▸ Problem description
Work out how many lines of the material below mention the word "that"; reply with the number only.

▸ Raw records

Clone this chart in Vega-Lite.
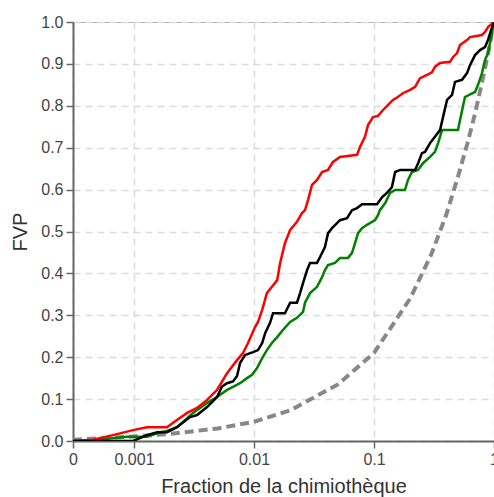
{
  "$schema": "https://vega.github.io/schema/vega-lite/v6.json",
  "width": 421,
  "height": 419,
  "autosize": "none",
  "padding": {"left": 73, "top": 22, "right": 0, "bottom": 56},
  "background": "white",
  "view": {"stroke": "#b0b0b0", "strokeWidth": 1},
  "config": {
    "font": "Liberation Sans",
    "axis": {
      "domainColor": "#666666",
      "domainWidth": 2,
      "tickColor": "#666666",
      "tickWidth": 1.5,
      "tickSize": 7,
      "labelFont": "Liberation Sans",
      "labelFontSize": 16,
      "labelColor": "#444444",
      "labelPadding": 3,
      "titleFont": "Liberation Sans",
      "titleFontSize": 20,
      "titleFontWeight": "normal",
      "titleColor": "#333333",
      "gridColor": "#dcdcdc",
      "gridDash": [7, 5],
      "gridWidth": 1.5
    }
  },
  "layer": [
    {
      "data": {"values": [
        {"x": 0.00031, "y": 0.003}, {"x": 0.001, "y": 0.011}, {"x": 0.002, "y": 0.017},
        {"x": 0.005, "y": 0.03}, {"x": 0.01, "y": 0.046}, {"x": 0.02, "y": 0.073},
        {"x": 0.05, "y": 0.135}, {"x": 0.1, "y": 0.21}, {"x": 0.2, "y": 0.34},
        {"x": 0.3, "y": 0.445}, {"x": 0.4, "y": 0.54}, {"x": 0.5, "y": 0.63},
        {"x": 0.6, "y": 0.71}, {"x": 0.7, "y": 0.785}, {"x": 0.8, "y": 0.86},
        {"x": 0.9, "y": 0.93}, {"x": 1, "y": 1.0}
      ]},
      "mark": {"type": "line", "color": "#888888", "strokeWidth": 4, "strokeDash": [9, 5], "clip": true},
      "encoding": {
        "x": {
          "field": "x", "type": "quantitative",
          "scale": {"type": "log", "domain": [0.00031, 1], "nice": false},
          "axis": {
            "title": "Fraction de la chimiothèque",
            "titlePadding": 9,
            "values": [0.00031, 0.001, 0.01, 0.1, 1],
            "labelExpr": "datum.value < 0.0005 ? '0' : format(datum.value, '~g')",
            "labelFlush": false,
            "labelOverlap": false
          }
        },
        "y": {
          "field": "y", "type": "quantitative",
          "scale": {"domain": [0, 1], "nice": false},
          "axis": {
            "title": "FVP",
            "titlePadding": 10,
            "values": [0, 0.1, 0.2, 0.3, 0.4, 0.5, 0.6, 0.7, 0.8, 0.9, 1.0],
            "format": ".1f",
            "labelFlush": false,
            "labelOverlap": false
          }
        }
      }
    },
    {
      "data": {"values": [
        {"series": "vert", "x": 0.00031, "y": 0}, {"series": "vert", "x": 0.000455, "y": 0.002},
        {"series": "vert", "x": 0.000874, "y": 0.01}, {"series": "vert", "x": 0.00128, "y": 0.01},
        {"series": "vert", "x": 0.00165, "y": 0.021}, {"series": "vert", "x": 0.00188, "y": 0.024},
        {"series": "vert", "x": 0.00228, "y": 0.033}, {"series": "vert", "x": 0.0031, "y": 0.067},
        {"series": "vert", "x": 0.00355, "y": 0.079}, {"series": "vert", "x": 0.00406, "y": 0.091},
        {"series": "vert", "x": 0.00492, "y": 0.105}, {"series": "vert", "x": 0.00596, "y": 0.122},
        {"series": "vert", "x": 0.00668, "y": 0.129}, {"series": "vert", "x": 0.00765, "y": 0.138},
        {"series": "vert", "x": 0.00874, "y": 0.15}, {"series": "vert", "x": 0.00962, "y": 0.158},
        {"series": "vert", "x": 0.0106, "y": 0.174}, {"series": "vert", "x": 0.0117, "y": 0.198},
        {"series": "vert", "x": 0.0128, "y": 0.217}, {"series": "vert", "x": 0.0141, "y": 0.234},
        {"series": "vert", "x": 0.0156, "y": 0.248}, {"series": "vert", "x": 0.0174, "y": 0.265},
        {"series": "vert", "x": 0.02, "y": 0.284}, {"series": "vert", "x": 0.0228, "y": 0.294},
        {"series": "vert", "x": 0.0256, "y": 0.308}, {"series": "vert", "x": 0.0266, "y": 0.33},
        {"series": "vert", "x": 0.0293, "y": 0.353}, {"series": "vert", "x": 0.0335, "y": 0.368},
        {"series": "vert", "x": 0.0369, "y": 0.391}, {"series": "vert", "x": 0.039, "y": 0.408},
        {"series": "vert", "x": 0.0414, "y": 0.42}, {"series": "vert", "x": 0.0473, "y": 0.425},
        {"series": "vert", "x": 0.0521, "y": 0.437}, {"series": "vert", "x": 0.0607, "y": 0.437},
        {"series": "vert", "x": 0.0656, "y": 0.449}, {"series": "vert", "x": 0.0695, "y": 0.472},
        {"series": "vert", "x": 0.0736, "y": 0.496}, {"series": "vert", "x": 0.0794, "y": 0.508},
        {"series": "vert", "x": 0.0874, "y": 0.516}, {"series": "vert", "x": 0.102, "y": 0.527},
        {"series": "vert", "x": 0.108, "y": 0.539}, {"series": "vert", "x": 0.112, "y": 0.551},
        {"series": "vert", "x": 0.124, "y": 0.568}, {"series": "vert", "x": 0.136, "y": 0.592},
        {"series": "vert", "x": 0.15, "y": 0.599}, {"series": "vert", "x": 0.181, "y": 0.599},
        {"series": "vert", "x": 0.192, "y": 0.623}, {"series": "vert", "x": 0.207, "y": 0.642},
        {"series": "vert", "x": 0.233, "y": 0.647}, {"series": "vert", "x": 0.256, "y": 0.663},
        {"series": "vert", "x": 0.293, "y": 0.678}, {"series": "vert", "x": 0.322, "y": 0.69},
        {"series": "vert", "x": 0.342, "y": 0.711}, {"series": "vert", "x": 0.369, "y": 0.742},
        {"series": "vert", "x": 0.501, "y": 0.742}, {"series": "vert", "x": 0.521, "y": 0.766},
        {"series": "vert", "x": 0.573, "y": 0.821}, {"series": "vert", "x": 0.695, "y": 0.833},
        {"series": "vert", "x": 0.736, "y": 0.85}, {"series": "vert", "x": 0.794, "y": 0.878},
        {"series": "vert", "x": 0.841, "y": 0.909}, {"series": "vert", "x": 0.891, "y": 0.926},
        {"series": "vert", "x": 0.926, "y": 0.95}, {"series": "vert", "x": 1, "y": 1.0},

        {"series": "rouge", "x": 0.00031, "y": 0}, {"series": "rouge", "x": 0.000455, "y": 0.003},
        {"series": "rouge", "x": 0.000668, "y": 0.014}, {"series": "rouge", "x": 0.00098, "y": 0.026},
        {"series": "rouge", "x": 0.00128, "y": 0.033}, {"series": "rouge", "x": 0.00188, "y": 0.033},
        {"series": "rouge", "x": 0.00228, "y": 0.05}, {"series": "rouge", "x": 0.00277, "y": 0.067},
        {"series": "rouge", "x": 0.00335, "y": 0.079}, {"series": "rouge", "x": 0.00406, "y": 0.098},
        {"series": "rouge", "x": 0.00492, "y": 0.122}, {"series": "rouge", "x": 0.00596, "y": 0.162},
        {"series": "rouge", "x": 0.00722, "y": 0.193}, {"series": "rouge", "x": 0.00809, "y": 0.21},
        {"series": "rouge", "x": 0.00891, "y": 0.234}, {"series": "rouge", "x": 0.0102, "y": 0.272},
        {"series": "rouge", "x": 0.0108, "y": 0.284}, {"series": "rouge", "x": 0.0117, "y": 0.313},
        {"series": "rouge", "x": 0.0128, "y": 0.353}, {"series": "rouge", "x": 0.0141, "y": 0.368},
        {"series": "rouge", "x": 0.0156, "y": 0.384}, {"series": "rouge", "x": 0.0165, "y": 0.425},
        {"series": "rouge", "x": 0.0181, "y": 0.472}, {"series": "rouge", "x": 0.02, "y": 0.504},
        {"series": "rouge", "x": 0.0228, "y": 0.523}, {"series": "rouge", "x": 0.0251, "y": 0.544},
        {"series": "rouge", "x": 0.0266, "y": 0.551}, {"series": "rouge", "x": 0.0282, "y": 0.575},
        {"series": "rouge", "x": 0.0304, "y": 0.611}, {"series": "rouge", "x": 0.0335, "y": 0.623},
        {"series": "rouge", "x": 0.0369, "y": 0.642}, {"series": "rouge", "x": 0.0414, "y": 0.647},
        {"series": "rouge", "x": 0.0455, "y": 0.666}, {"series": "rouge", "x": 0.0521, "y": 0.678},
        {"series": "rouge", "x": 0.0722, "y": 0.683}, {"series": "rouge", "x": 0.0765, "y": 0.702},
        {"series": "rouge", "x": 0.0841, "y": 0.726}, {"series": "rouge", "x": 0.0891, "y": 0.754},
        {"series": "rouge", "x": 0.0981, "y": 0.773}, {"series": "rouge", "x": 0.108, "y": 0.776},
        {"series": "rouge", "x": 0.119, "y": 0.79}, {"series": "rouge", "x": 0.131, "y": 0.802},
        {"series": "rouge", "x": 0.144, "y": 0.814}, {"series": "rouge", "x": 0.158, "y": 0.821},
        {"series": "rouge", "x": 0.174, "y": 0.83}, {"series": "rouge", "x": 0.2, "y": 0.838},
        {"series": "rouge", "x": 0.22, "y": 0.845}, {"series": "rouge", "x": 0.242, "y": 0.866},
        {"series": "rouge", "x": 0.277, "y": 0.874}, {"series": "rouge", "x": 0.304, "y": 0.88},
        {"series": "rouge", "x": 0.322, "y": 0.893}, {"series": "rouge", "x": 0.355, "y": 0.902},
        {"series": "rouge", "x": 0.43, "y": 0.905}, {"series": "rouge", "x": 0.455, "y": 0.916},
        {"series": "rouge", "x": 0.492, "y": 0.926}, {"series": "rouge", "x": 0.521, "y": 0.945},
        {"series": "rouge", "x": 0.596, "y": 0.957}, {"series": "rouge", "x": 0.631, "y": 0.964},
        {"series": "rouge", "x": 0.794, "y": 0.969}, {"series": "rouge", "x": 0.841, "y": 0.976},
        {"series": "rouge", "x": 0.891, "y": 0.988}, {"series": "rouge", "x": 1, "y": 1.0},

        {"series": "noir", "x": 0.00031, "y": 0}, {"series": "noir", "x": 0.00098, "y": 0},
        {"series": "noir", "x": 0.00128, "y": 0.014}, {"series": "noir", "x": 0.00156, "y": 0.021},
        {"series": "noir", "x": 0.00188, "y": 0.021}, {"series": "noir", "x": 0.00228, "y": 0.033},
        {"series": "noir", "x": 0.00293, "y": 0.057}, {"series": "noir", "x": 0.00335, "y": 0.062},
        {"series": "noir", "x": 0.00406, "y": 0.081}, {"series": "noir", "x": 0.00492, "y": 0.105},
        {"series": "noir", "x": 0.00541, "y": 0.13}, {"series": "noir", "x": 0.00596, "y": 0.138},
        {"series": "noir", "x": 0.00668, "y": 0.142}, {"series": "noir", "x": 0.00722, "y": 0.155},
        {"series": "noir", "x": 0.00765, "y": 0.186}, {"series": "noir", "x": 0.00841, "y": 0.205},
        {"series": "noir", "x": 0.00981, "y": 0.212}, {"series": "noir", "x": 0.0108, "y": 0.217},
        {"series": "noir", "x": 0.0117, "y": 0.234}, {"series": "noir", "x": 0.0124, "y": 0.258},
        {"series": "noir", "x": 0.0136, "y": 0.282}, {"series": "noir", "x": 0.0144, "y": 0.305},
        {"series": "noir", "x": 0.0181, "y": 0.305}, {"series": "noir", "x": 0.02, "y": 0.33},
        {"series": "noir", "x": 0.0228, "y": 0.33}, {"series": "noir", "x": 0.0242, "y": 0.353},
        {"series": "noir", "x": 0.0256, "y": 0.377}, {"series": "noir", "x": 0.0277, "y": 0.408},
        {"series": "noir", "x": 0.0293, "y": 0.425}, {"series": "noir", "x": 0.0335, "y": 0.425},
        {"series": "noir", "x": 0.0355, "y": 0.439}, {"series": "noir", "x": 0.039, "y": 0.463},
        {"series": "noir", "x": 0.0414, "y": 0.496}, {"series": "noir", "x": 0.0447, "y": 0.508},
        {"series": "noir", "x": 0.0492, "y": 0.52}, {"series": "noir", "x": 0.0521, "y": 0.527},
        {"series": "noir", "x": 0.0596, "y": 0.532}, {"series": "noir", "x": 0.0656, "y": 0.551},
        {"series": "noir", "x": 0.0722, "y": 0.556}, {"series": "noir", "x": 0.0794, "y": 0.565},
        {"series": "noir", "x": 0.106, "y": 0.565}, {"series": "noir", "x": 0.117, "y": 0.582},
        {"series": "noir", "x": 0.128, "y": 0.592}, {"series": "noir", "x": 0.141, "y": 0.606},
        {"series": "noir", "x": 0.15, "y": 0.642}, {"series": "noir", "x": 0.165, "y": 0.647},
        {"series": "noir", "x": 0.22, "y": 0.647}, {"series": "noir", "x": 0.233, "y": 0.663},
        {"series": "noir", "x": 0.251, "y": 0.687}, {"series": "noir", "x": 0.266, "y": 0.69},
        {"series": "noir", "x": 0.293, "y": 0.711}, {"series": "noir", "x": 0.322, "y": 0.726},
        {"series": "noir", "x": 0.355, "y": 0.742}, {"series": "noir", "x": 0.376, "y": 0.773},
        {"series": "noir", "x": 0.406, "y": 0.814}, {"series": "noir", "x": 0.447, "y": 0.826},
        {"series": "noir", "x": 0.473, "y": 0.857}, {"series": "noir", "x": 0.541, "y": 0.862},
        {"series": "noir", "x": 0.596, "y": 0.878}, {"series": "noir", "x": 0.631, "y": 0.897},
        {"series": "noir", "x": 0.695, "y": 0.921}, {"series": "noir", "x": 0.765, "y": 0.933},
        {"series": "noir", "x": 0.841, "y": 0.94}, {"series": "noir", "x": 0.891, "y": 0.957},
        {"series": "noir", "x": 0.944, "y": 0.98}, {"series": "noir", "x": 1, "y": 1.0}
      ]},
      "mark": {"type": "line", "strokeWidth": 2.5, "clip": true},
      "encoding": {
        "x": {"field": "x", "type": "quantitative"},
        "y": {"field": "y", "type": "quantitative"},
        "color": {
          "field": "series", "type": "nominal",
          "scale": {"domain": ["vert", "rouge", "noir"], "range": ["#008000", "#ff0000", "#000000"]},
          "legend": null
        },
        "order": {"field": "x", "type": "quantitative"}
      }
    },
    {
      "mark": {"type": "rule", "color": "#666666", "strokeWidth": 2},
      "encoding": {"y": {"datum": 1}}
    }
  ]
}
* * *
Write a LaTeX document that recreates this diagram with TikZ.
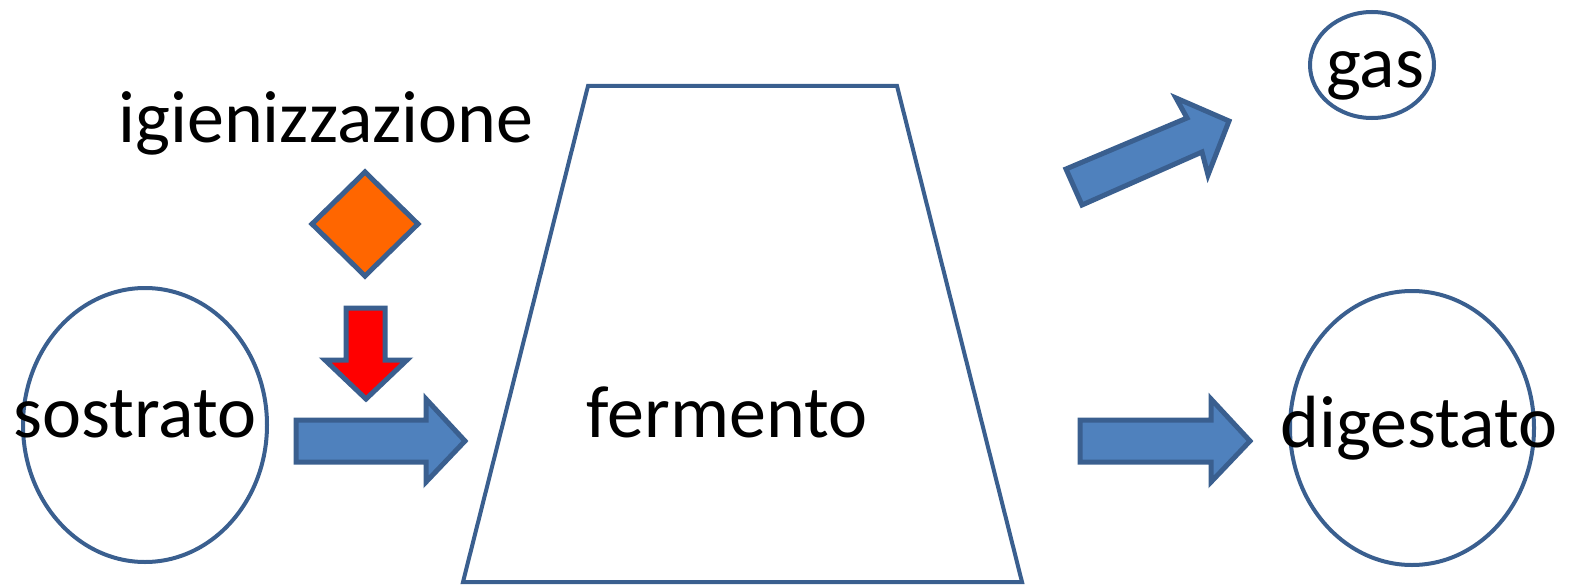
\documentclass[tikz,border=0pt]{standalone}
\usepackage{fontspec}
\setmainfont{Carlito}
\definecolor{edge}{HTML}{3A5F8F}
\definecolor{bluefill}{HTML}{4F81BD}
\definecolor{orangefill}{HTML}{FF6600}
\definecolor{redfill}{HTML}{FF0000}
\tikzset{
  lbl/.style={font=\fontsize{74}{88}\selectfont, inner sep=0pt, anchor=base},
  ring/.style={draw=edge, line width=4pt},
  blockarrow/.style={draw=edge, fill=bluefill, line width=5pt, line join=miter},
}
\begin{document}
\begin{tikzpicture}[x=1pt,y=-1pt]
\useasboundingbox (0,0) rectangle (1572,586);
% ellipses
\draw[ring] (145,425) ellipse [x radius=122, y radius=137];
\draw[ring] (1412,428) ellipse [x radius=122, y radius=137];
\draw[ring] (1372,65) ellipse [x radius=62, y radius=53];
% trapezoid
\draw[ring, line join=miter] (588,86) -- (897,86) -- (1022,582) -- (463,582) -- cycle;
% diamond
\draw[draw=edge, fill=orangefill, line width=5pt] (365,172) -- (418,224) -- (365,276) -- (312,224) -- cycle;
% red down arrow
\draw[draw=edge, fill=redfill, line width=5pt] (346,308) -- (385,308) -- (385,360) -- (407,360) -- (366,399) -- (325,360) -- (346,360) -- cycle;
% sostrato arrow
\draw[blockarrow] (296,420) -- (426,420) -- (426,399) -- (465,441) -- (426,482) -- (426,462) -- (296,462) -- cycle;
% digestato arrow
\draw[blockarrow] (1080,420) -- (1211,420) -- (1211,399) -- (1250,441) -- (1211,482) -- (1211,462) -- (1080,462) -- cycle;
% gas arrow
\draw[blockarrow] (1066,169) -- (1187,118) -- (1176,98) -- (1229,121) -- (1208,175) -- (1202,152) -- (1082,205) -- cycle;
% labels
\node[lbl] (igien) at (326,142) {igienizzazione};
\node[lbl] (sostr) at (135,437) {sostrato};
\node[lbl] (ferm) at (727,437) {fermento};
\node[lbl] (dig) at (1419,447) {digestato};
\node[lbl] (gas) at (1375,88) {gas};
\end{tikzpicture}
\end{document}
---
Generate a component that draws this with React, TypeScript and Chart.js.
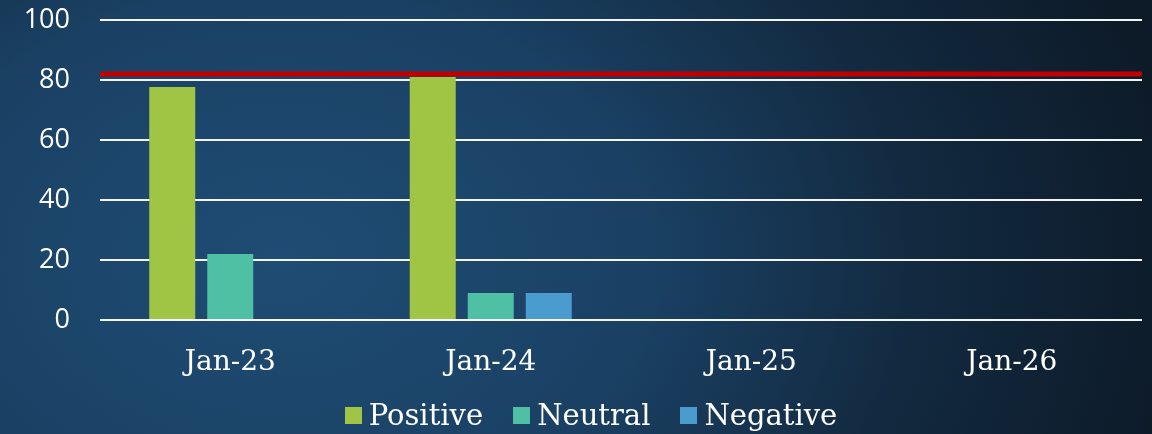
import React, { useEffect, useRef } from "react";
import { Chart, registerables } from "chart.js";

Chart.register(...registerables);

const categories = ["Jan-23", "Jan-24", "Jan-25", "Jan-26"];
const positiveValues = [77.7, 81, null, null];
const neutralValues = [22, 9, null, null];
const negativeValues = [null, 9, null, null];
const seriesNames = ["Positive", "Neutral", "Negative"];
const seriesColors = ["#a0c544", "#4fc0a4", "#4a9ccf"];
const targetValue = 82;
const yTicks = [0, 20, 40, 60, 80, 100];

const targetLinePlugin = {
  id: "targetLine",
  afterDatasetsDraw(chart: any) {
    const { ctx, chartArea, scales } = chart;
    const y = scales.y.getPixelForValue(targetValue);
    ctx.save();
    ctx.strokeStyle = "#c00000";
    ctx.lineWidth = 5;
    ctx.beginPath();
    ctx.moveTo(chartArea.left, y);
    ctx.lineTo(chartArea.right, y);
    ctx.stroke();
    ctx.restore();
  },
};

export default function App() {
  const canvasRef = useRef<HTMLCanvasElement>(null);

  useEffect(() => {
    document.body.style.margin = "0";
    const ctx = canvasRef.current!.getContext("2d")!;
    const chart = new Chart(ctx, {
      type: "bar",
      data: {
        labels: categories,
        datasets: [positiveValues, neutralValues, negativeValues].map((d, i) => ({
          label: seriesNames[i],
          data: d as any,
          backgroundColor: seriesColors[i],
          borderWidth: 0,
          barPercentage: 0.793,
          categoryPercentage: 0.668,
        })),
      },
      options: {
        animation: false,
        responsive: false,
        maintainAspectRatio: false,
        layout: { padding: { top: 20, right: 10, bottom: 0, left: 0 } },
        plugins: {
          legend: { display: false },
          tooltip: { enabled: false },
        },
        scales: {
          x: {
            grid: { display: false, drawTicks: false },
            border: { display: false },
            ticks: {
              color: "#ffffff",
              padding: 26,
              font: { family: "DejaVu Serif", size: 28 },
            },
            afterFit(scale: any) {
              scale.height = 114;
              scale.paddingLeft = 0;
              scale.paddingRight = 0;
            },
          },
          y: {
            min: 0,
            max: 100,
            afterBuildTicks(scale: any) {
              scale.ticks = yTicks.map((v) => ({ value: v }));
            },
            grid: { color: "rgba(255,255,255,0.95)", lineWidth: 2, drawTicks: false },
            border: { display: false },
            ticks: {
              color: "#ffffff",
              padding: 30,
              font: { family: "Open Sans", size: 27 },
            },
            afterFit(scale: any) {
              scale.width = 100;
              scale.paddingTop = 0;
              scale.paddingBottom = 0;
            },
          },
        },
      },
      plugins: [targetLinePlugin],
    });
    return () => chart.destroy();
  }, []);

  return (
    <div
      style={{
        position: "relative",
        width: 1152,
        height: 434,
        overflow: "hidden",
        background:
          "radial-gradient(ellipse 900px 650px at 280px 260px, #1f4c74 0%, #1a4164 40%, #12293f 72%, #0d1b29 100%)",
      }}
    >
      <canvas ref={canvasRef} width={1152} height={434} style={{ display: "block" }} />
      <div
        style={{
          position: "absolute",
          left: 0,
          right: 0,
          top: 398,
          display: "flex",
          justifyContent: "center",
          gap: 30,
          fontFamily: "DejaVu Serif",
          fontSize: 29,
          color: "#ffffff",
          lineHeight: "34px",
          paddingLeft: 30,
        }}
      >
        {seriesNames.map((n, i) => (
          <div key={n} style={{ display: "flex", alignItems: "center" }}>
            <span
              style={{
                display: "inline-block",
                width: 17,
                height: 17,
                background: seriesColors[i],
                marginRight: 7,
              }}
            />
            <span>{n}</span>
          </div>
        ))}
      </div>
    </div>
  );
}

▸ Exercise solution
2